Saturday, September 21, 2024

Samhain Project '24: The Children

1980's The Children is one bizarre excursion into cinema.  As the film opens, you have a couple of gomers who work for a nuclear plant arguing about how much attention they should be paying to a pressurization issue.  

I'd say more. 

Later on, we have a bus full of kids singing 99 Bottles and a weird Hail to the Bus Driver tune before driving through what appears to be a giant mustard fart cloud.  Now, the only thing weirder than this movie is probably the community it takes place in.  It seems to have two cops and a population of about 12 people who have massive homes and plots of land.  

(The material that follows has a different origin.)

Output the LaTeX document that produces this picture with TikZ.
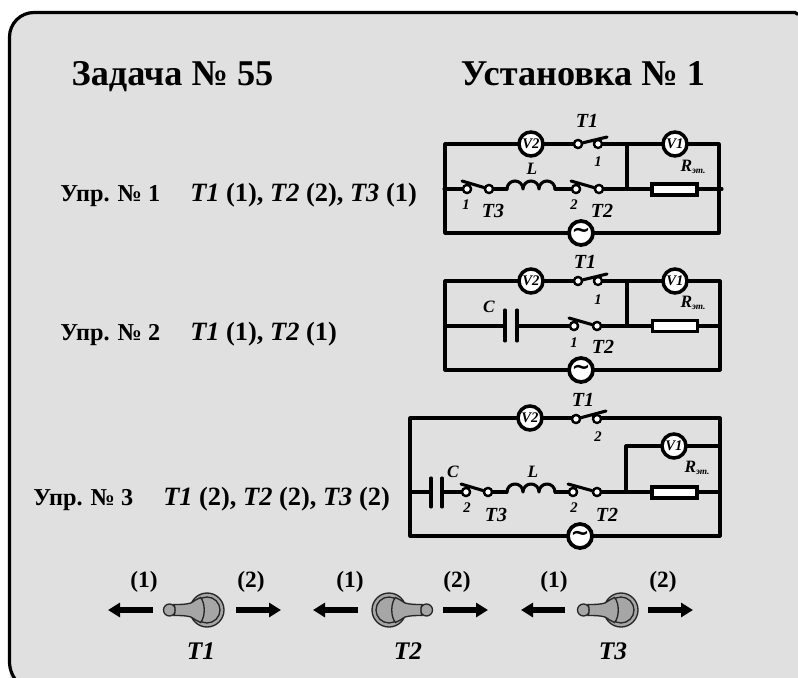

Strange dead ends hang in the atmosphere.  For example, once shit starts hitting the fans, we have two people signed up to monitor a road block who are never accounted for again.   A heartbroken waitress, teary-eyed and miserable, heads home in the dark, stood up by her ride, (who in all fairness has some serious shit to do) and is also never heard from for the rest of the film.  Weird.

   

What's happening is our Mustard Fart Cloud kids are now bullet-proof black-fingernailed, smokey-eyed weirdos who want to hug everybody so they can cook them alive.  This is a low- budget film, however, so you have to grade on a curve.  I will say Gil Rogers as the sheriff does pull his weight.  Harry Manfredini works the score here, and it sounds like he's doing a rough draft of his superior Friday the 13th score, mixed with Bernard Herrman's Psycho elements.  I forget the director's name already.  It's that sloppy.

1980 had a plethora of low budget horror, but where The Children sets itself apart is it isn't a slasher film.  It's kind of a zombie film in an odd way.  The residents of this small town are made short work of by our bus riders, not a big deal with only 12 members of the community.  All of them either assholes or perverts, so who could blame the tykes anyway.  

I must warn you, despite the factors that make this seem like light horror fare for one to enjoy on a Saturday Night, (like my sisters and I tried to do in 1981 on Spectrum) there's a heavy few jaw droppers in here that give genuine weight to the affairs and kind of take the wind out of the sails of the "fun horror giggles".

That being said, is The Children a good movie?

No. 

Is it worth watching?  Based on its complete and utter bizarreness, definitely.  Happy Halloween!!